**PROBLEM REQUIREMENTS:**
Where a line in the listing below contains the word "this", copy that line.

################

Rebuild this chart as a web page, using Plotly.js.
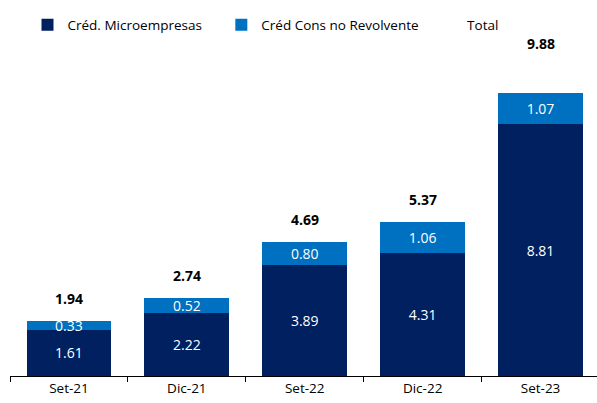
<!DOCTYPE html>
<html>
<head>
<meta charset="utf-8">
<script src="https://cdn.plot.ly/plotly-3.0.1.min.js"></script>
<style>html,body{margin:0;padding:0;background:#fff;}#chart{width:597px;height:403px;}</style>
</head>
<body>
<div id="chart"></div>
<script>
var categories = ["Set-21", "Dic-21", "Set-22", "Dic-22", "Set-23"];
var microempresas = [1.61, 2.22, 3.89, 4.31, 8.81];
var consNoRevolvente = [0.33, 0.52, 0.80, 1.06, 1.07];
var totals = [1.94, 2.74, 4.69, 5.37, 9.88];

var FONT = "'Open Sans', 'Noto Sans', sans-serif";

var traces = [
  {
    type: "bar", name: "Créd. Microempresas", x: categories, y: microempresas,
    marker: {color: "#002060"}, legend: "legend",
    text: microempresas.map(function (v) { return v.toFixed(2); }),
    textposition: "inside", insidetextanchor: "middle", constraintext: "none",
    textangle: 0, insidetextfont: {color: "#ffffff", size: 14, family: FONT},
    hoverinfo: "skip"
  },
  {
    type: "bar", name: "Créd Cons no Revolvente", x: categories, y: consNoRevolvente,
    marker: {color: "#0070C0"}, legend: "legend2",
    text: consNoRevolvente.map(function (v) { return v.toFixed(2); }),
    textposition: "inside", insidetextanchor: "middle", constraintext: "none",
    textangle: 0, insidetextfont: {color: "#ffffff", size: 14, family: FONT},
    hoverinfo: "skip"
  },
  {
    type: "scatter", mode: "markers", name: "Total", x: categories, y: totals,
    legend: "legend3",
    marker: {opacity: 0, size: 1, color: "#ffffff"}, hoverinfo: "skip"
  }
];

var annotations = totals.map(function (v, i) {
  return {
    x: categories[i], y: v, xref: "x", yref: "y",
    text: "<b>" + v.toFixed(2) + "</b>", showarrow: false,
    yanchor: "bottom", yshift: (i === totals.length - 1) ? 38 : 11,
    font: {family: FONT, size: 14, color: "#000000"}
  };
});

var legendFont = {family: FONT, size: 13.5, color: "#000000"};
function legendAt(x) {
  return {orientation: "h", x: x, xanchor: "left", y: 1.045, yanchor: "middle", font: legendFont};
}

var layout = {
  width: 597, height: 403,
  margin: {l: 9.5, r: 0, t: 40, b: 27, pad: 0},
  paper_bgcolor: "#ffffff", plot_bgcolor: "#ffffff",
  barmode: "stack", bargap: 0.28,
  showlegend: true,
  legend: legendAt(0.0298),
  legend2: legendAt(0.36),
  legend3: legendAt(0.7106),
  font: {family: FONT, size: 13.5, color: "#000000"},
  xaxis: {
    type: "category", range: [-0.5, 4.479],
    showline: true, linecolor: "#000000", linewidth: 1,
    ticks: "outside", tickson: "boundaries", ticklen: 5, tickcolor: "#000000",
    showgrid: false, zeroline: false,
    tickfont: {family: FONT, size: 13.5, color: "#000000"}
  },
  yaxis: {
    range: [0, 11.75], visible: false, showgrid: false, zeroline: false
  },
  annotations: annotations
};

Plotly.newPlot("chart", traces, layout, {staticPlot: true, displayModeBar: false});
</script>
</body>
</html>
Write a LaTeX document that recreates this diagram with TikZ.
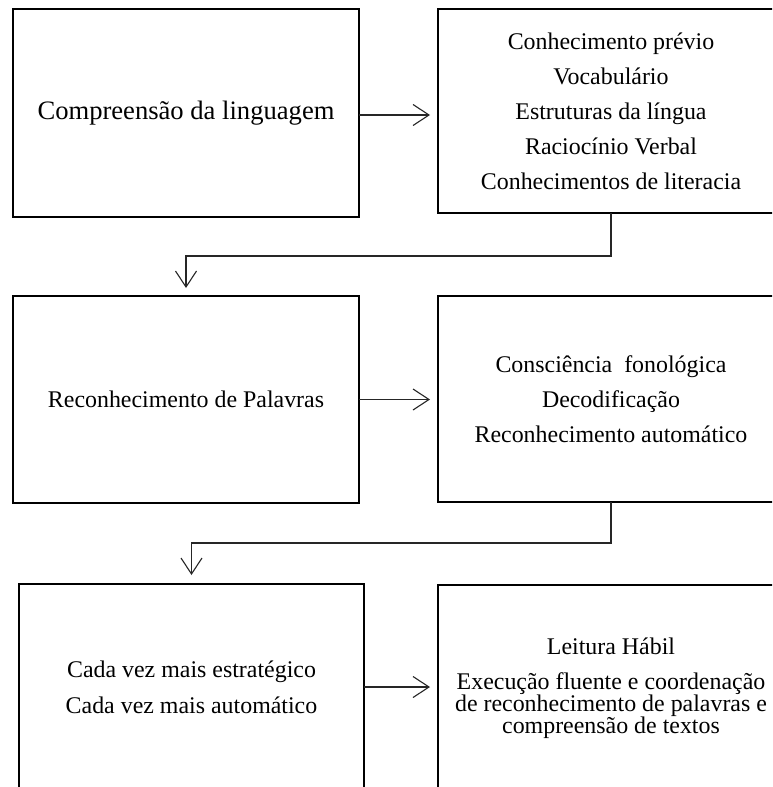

################

**EXERCISE OUTPUT:**
Rebuild this chart as a web page, using Plotly.js.
Write a LaTeX document that recreates this diagram with TikZ.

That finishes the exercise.